── Entries provided ──

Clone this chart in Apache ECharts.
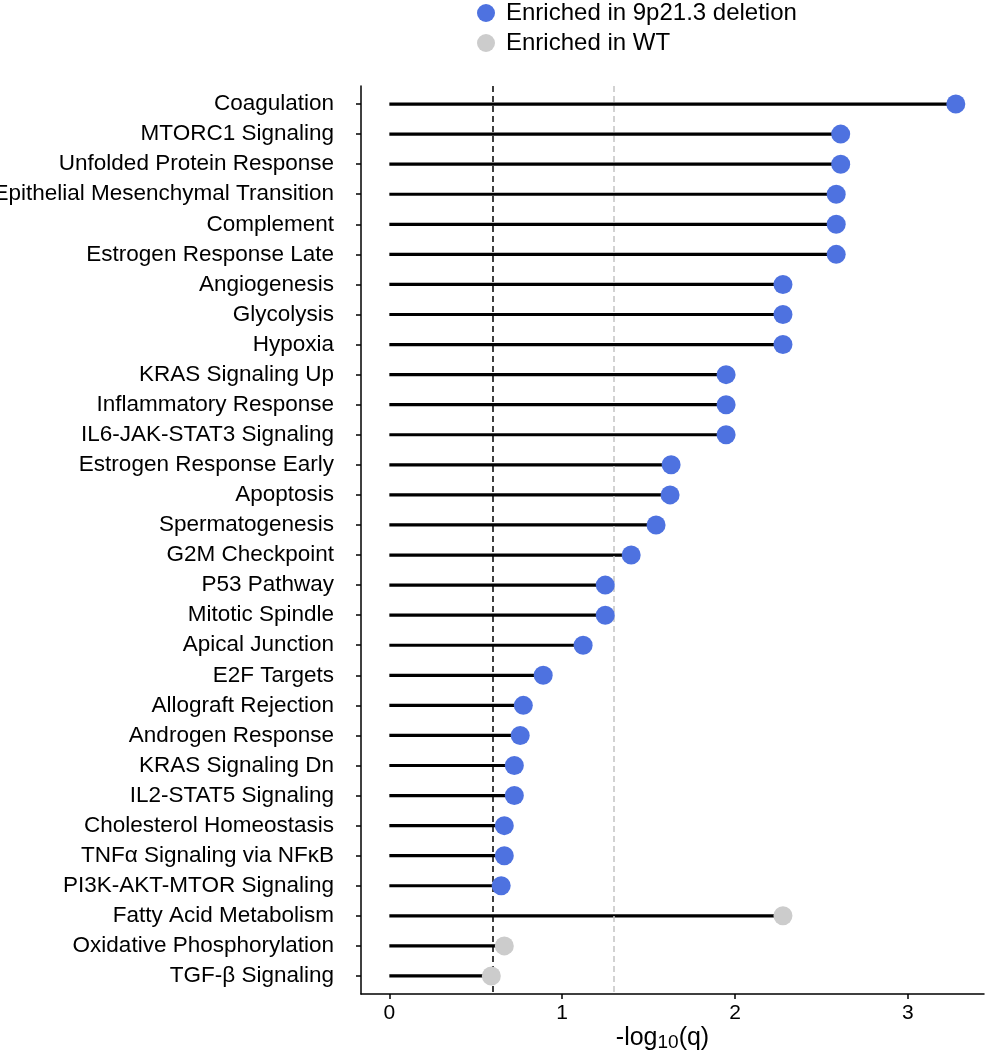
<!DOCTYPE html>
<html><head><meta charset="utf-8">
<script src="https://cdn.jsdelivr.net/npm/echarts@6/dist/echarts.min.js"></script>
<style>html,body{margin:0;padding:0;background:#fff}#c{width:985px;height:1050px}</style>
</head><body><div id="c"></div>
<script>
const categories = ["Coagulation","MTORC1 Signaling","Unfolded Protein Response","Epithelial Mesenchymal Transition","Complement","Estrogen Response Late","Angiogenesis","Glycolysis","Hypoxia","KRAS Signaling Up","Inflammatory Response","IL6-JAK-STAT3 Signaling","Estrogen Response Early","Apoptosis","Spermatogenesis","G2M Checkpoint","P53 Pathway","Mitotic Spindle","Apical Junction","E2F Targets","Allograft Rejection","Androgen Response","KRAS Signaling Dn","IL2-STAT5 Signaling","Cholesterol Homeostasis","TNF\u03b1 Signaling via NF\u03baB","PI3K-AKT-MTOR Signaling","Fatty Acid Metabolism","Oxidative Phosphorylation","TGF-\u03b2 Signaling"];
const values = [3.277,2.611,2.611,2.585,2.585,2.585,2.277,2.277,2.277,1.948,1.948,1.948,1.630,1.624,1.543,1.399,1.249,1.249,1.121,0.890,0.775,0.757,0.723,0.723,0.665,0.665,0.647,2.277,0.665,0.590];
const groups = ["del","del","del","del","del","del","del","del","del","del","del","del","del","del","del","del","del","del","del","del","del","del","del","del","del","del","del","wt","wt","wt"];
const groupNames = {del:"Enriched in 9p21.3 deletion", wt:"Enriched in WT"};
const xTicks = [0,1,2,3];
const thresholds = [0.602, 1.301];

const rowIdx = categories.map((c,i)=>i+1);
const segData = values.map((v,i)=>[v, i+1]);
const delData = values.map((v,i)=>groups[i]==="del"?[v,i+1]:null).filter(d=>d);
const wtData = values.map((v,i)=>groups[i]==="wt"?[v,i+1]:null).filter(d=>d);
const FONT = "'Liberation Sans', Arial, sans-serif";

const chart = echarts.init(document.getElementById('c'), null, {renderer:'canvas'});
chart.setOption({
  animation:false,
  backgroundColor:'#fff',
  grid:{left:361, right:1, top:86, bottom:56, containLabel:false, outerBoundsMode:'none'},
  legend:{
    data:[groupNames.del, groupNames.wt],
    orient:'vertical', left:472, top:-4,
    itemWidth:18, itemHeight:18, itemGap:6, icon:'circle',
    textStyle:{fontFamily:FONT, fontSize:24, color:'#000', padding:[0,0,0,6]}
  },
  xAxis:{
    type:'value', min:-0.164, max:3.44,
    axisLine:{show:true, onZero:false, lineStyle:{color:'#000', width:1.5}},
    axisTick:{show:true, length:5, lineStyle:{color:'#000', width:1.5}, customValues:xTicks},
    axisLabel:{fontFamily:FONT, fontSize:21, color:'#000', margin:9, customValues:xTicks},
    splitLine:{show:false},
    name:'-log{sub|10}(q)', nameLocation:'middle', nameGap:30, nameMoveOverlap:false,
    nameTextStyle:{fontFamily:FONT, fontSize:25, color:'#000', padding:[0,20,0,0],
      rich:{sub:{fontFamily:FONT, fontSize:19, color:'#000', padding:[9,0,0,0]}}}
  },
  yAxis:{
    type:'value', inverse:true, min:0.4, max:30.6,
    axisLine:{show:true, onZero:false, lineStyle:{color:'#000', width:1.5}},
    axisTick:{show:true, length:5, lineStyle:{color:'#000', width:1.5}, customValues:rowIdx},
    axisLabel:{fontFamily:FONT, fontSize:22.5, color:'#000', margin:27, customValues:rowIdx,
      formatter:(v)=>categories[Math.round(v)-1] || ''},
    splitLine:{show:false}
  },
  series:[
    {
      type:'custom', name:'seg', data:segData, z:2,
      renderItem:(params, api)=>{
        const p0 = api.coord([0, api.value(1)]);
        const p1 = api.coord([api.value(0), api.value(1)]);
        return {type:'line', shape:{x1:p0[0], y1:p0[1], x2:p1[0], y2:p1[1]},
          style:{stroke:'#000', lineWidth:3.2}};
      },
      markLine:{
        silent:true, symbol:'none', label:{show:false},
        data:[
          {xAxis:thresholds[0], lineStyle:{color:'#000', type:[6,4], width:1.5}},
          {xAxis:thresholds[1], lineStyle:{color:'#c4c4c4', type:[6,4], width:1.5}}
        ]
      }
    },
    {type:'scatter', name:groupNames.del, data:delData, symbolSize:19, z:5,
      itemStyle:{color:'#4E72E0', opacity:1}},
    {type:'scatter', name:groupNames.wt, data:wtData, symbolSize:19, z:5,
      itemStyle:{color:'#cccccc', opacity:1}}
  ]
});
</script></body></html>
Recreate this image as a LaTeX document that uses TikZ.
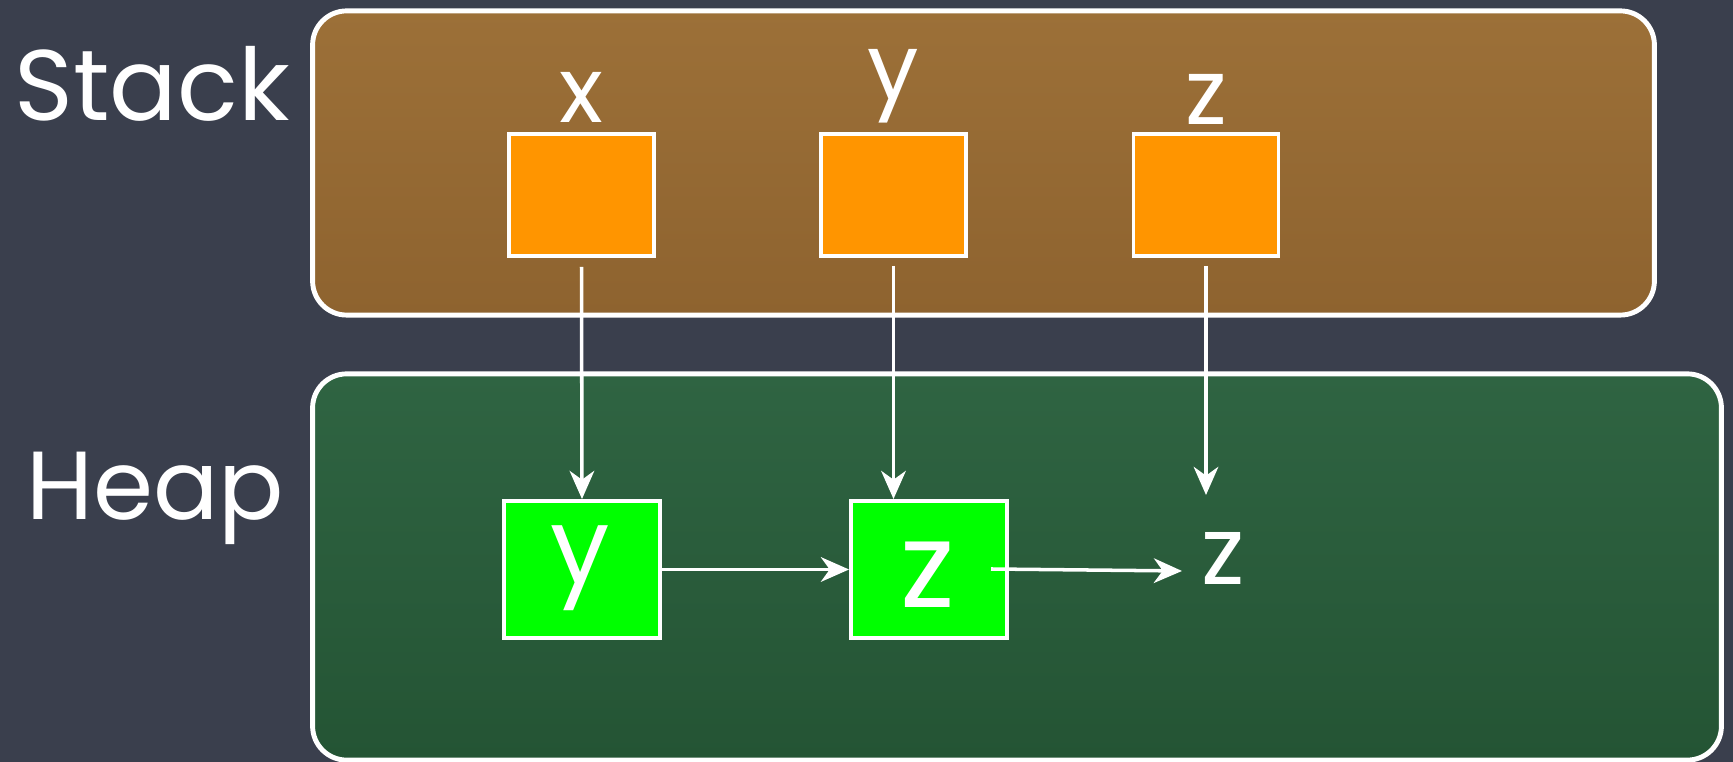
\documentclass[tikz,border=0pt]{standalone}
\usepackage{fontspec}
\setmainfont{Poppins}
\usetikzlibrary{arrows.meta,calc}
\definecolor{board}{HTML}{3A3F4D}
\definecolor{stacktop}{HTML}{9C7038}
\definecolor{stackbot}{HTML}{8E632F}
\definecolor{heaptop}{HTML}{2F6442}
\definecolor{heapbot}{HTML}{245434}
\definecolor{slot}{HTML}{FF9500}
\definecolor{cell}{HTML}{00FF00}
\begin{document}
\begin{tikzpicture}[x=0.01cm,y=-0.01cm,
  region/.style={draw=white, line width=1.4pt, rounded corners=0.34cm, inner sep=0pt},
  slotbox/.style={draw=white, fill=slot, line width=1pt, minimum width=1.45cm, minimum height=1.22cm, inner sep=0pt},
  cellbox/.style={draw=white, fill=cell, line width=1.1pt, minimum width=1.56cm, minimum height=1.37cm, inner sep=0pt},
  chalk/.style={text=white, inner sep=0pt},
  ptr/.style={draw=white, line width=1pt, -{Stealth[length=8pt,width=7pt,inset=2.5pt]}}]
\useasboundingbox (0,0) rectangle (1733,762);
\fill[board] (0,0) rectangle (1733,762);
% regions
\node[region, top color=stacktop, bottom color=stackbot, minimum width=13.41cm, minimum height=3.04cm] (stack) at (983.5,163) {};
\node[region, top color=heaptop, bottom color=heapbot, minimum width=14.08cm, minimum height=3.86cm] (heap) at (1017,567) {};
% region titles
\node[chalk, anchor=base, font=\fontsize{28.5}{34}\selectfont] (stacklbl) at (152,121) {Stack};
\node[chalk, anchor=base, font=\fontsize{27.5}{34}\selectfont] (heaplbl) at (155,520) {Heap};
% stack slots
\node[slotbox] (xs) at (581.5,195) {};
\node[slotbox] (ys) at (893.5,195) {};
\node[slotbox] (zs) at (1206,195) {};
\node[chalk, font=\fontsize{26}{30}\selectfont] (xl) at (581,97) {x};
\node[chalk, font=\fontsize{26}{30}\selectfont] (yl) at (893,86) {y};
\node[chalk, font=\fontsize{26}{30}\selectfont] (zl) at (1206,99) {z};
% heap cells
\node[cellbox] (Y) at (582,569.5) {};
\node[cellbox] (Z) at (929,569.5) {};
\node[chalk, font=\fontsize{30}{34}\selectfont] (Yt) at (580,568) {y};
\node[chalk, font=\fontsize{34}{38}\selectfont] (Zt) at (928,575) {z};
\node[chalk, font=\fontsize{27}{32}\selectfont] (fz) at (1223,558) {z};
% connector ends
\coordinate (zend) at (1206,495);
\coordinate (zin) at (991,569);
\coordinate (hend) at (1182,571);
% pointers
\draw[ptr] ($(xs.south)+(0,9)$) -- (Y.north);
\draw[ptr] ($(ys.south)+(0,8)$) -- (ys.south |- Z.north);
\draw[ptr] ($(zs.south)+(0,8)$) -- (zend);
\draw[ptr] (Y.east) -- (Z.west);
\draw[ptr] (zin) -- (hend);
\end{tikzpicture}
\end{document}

───

### What the task asks
Restate each entry word for word, leaving out any pictures.

### Task answer
Clone this chart in Apache ECharts.
<!DOCTYPE html>
<html><head><meta charset="utf-8">
<script src="https://cdn.jsdelivr.net/npm/echarts@6/dist/echarts.min.js"></script>
<style>html,body{margin:0;padding:0;background:#fff}#c{width:985px;height:1050px}</style>
</head><body><div id="c"></div>
<script>
const categories = ["Coagulation","MTORC1 Signaling","Unfolded Protein Response","Epithelial Mesenchymal Transition","Complement","Estrogen Response Late","Angiogenesis","Glycolysis","Hypoxia","KRAS Signaling Up","Inflammatory Response","IL6-JAK-STAT3 Signaling","Estrogen Response Early","Apoptosis","Spermatogenesis","G2M Checkpoint","P53 Pathway","Mitotic Spindle","Apical Junction","E2F Targets","Allograft Rejection","Androgen Response","KRAS Signaling Dn","IL2-STAT5 Signaling","Cholesterol Homeostasis","TNF\u03b1 Signaling via NF\u03baB","PI3K-AKT-MTOR Signaling","Fatty Acid Metabolism","Oxidative Phosphorylation","TGF-\u03b2 Signaling"];
const values = [3.277,2.611,2.611,2.585,2.585,2.585,2.277,2.277,2.277,1.948,1.948,1.948,1.630,1.624,1.543,1.399,1.249,1.249,1.121,0.890,0.775,0.757,0.723,0.723,0.665,0.665,0.647,2.277,0.665,0.590];
const groups = ["del","del","del","del","del","del","del","del","del","del","del","del","del","del","del","del","del","del","del","del","del","del","del","del","del","del","del","wt","wt","wt"];
const groupNames = {del:"Enriched in 9p21.3 deletion", wt:"Enriched in WT"};
const xTicks = [0,1,2,3];
const thresholds = [0.602, 1.301];

const rowIdx = categories.map((c,i)=>i+1);
const segData = values.map((v,i)=>[v, i+1]);
const delData = values.map((v,i)=>groups[i]==="del"?[v,i+1]:null).filter(d=>d);
const wtData = values.map((v,i)=>groups[i]==="wt"?[v,i+1]:null).filter(d=>d);
const FONT = "'Liberation Sans', Arial, sans-serif";

const chart = echarts.init(document.getElementById('c'), null, {renderer:'canvas'});
chart.setOption({
  animation:false,
  backgroundColor:'#fff',
  grid:{left:361, right:1, top:86, bottom:56, containLabel:false, outerBoundsMode:'none'},
  legend:{
    data:[groupNames.del, groupNames.wt],
    orient:'vertical', left:472, top:-4,
    itemWidth:18, itemHeight:18, itemGap:6, icon:'circle',
    textStyle:{fontFamily:FONT, fontSize:24, color:'#000', padding:[0,0,0,6]}
  },
  xAxis:{
    type:'value', min:-0.164, max:3.44,
    axisLine:{show:true, onZero:false, lineStyle:{color:'#000', width:1.5}},
    axisTick:{show:true, length:5, lineStyle:{color:'#000', width:1.5}, customValues:xTicks},
    axisLabel:{fontFamily:FONT, fontSize:21, color:'#000', margin:9, customValues:xTicks},
    splitLine:{show:false},
    name:'-log{sub|10}(q)', nameLocation:'middle', nameGap:30, nameMoveOverlap:false,
    nameTextStyle:{fontFamily:FONT, fontSize:25, color:'#000', padding:[0,20,0,0],
      rich:{sub:{fontFamily:FONT, fontSize:19, color:'#000', padding:[9,0,0,0]}}}
  },
  yAxis:{
    type:'value', inverse:true, min:0.4, max:30.6,
    axisLine:{show:true, onZero:false, lineStyle:{color:'#000', width:1.5}},
    axisTick:{show:true, length:5, lineStyle:{color:'#000', width:1.5}, customValues:rowIdx},
    axisLabel:{fontFamily:FONT, fontSize:22.5, color:'#000', margin:27, customValues:rowIdx,
      formatter:(v)=>categories[Math.round(v)-1] || ''},
    splitLine:{show:false}
  },
  series:[
    {
      type:'custom', name:'seg', data:segData, z:2,
      renderItem:(params, api)=>{
        const p0 = api.coord([0, api.value(1)]);
        const p1 = api.coord([api.value(0), api.value(1)]);
        return {type:'line', shape:{x1:p0[0], y1:p0[1], x2:p1[0], y2:p1[1]},
          style:{stroke:'#000', lineWidth:3.2}};
      },
      markLine:{
        silent:true, symbol:'none', label:{show:false},
        data:[
          {xAxis:thresholds[0], lineStyle:{color:'#000', type:[6,4], width:1.5}},
          {xAxis:thresholds[1], lineStyle:{color:'#c4c4c4', type:[6,4], width:1.5}}
        ]
      }
    },
    {type:'scatter', name:groupNames.del, data:delData, symbolSize:19, z:5,
      itemStyle:{color:'#4E72E0', opacity:1}},
    {type:'scatter', name:groupNames.wt, data:wtData, symbolSize:19, z:5,
      itemStyle:{color:'#cccccc', opacity:1}}
  ]
});
</script></body></html>
Recreate this image as a LaTeX document that uses TikZ.
\documentclass[tikz,border=0pt]{standalone}
\usepackage{fontspec}
\setmainfont{Poppins}
\usetikzlibrary{arrows.meta,calc}
\definecolor{board}{HTML}{3A3F4D}
\definecolor{stacktop}{HTML}{9C7038}
\definecolor{stackbot}{HTML}{8E632F}
\definecolor{heaptop}{HTML}{2F6442}
\definecolor{heapbot}{HTML}{245434}
\definecolor{slot}{HTML}{FF9500}
\definecolor{cell}{HTML}{00FF00}
\begin{document}
\begin{tikzpicture}[x=0.01cm,y=-0.01cm,
  region/.style={draw=white, line width=1.4pt, rounded corners=0.34cm, inner sep=0pt},
  slotbox/.style={draw=white, fill=slot, line width=1pt, minimum width=1.45cm, minimum height=1.22cm, inner sep=0pt},
  cellbox/.style={draw=white, fill=cell, line width=1.1pt, minimum width=1.56cm, minimum height=1.37cm, inner sep=0pt},
  chalk/.style={text=white, inner sep=0pt},
  ptr/.style={draw=white, line width=1pt, -{Stealth[length=8pt,width=7pt,inset=2.5pt]}}]
\useasboundingbox (0,0) rectangle (1733,762);
\fill[board] (0,0) rectangle (1733,762);
% regions
\node[region, top color=stacktop, bottom color=stackbot, minimum width=13.41cm, minimum height=3.04cm] (stack) at (983.5,163) {};
\node[region, top color=heaptop, bottom color=heapbot, minimum width=14.08cm, minimum height=3.86cm] (heap) at (1017,567) {};
% region titles
\node[chalk, anchor=base, font=\fontsize{28.5}{34}\selectfont] (stacklbl) at (152,121) {Stack};
\node[chalk, anchor=base, font=\fontsize{27.5}{34}\selectfont] (heaplbl) at (155,520) {Heap};
% stack slots
\node[slotbox] (xs) at (581.5,195) {};
\node[slotbox] (ys) at (893.5,195) {};
\node[slotbox] (zs) at (1206,195) {};
\node[chalk, font=\fontsize{26}{30}\selectfont] (xl) at (581,97) {x};
\node[chalk, font=\fontsize{26}{30}\selectfont] (yl) at (893,86) {y};
\node[chalk, font=\fontsize{26}{30}\selectfont] (zl) at (1206,99) {z};
% heap cells
\node[cellbox] (Y) at (582,569.5) {};
\node[cellbox] (Z) at (929,569.5) {};
\node[chalk, font=\fontsize{30}{34}\selectfont] (Yt) at (580,568) {y};
\node[chalk, font=\fontsize{34}{38}\selectfont] (Zt) at (928,575) {z};
\node[chalk, font=\fontsize{27}{32}\selectfont] (fz) at (1223,558) {z};
% connector ends
\coordinate (zend) at (1206,495);
\coordinate (zin) at (991,569);
\coordinate (hend) at (1182,571);
% pointers
\draw[ptr] ($(xs.south)+(0,9)$) -- (Y.north);
\draw[ptr] ($(ys.south)+(0,8)$) -- (ys.south |- Z.north);
\draw[ptr] ($(zs.south)+(0,8)$) -- (zend);
\draw[ptr] (Y.east) -- (Z.west);
\draw[ptr] (zin) -- (hend);
\end{tikzpicture}
\end{document}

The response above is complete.